Frage: "Was hat es mit deinem Stolzieren auf dem Podium auf sich?"
Alonso: "Das sage ich euch noch nicht, weil es ein Geheimnis ist. Später in der Saison werde ich es verraten."

Frage: "Es sieht nach einer sehr spannenden Saison aus, nicht wahr?"
Alonso: "Ja, es wird sicher interessant! Im Moment können vier Teams auf jeder Strecke gewinnen: Honda, McLaren, Ferrari und Renault.
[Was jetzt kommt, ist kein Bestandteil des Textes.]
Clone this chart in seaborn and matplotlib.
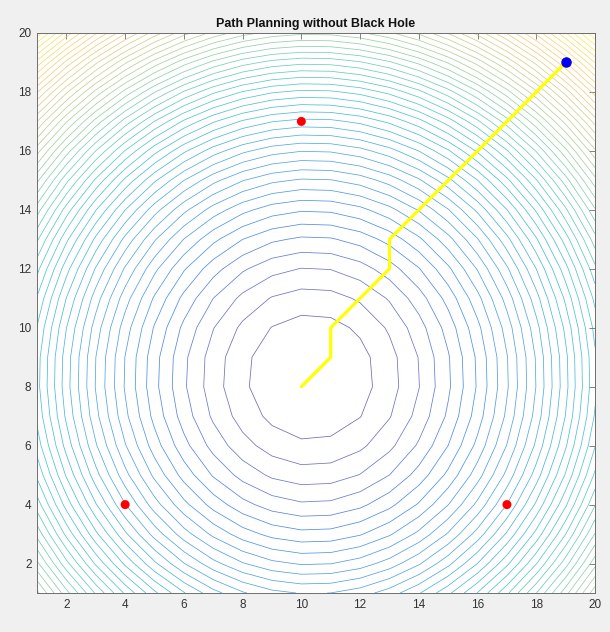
import numpy as np
import pandas as pd
import matplotlib
matplotlib.use("Agg")
import matplotlib.pyplot as plt
from matplotlib.colors import LinearSegmentedColormap, Normalize
import seaborn as sns

# Obstacles (red), goal (blue) and the planned path (yellow)
obstacle_x = [10, 4, 17]
obstacle_y = [17, 4, 4]
goal_x = [19]
goal_y = [19]
path_x = [10, 11, 11, 12, 13, 13, 14, 15, 16, 17, 18, 19]
path_y = [8, 9, 10, 11, 12, 13, 14, 15, 16, 17, 18, 19]

grid = np.arange(1, 21)
x_ticks = list(range(2, 21, 2))
y_ticks = list(range(2, 21, 2))
n_levels = 50

# Potential field: summed squared distance to every obstacle, on the integer grid
X, Y = np.meshgrid(grid, grid)
Z = np.zeros_like(X, dtype=float)
for ox, oy in zip(obstacle_x, obstacle_y):
    Z += (X - ox) ** 2 + (Y - oy) ** 2

# parula-like colormap
parula_pts = [
    (0.2081, 0.1663, 0.5292), (0.1959, 0.2645, 0.7279), (0.0117, 0.3875, 0.8820),
    (0.0629, 0.4737, 0.8554), (0.0793, 0.5200, 0.8312), (0.0343, 0.5966, 0.8199),
    (0.0228, 0.6535, 0.7768), (0.0843, 0.6928, 0.7062), (0.2178, 0.7250, 0.6193),
    (0.3953, 0.7459, 0.5244), (0.5709, 0.7485, 0.4494), (0.7184, 0.7411, 0.3905),
    (0.8507, 0.7299, 0.3360), (0.9739, 0.7314, 0.2666), (0.9955, 0.7861, 0.1967),
    (0.9626, 0.8705, 0.1309), (0.9763, 0.9831, 0.0538),
]
parula = LinearSegmentedColormap.from_list("parula", parula_pts)

sns.set_theme(style="white")
plt.rcParams["font.family"] = ["Liberation Sans", "DejaVu Sans"]

fig = plt.figure(figsize=(6.10, 6.32), dpi=100, facecolor="#f0f0f0")
ax = fig.add_axes([0.0607, 0.0617, 0.9148, 0.8861])
ax.set_facecolor("white")

levels = np.linspace(Z.min(), Z.max(), n_levels + 2)[1:-1]
ax.contour(X, Y, Z, levels=levels, cmap=parula,
           norm=Normalize(vmin=Z.min(), vmax=Z.max()),
           linewidths=0.55, alpha=0.72)

path_df = pd.DataFrame({"x": path_x, "y": path_y})
sns.lineplot(data=path_df, x="x", y="y", sort=False, estimator=None,
             color=(1, 1, 0), linewidth=2.3, ax=ax)

obs_df = pd.DataFrame({"x": obstacle_x, "y": obstacle_y})
sns.scatterplot(data=obs_df, x="x", y="y", color=(1, 0, 0), s=42,
                edgecolor="none", ax=ax, zorder=5)
goal_df = pd.DataFrame({"x": goal_x, "y": goal_y})
sns.scatterplot(data=goal_df, x="x", y="y", color=(0, 0, 1), s=45,
                edgecolor=(0, 0, 0.8), linewidth=0.8, ax=ax, zorder=5)

ax.set_xlim(1, 20)
ax.set_ylim(1, 20)
ax.set_xticks(x_ticks)
ax.set_yticks(y_ticks)
ax.set_xlabel("")
ax.set_ylabel("")
ax.tick_params(direction="in", length=4, width=0.6, colors="#6e6e6e",
               labelcolor="#333333", labelsize=8.5, top=True, right=True, pad=4)
for sp in ax.spines.values():
    sp.set_color("#6e6e6e")
    sp.set_linewidth(0.7)

ax.set_title("Path Planning without Black Hole", fontsize=9, fontweight="bold",
             color="#111111", pad=4)

fig.savefig("out.png", dpi=100, facecolor=fig.get_facecolor())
Alle sind siegfähig, was den Beginn dieser Saison sehr, sehr interessant macht."

Frage: "Bist du besorgt, dass Ferrari und McLaren-Mercedes näher an euch dran sein könnten als im Vorjahr?"
Alonso: "Nein, ich mache mir keine Sorgen. Wir haben die richtigen Leute und das richtige Auto, um die ganze Saison hindurch fighten zu können. In China haben wir die Fähigkeit unserer Ingenieure gesehen, wenn es darum geht, ein schnelles Auto zu bauen, mit dem man Rennen gewinnen kann. Dadurch wurden wir Konstrukteursweltmeister. Es stimmt, dass die anderen Teams während der Saison in den vergangenen zwei Jahren etwas schneller weiterentwickelt haben als wir, aber gerade deswegen müssen wir in der ersten Saisonhälfte so viele Punkte wie möglich holen."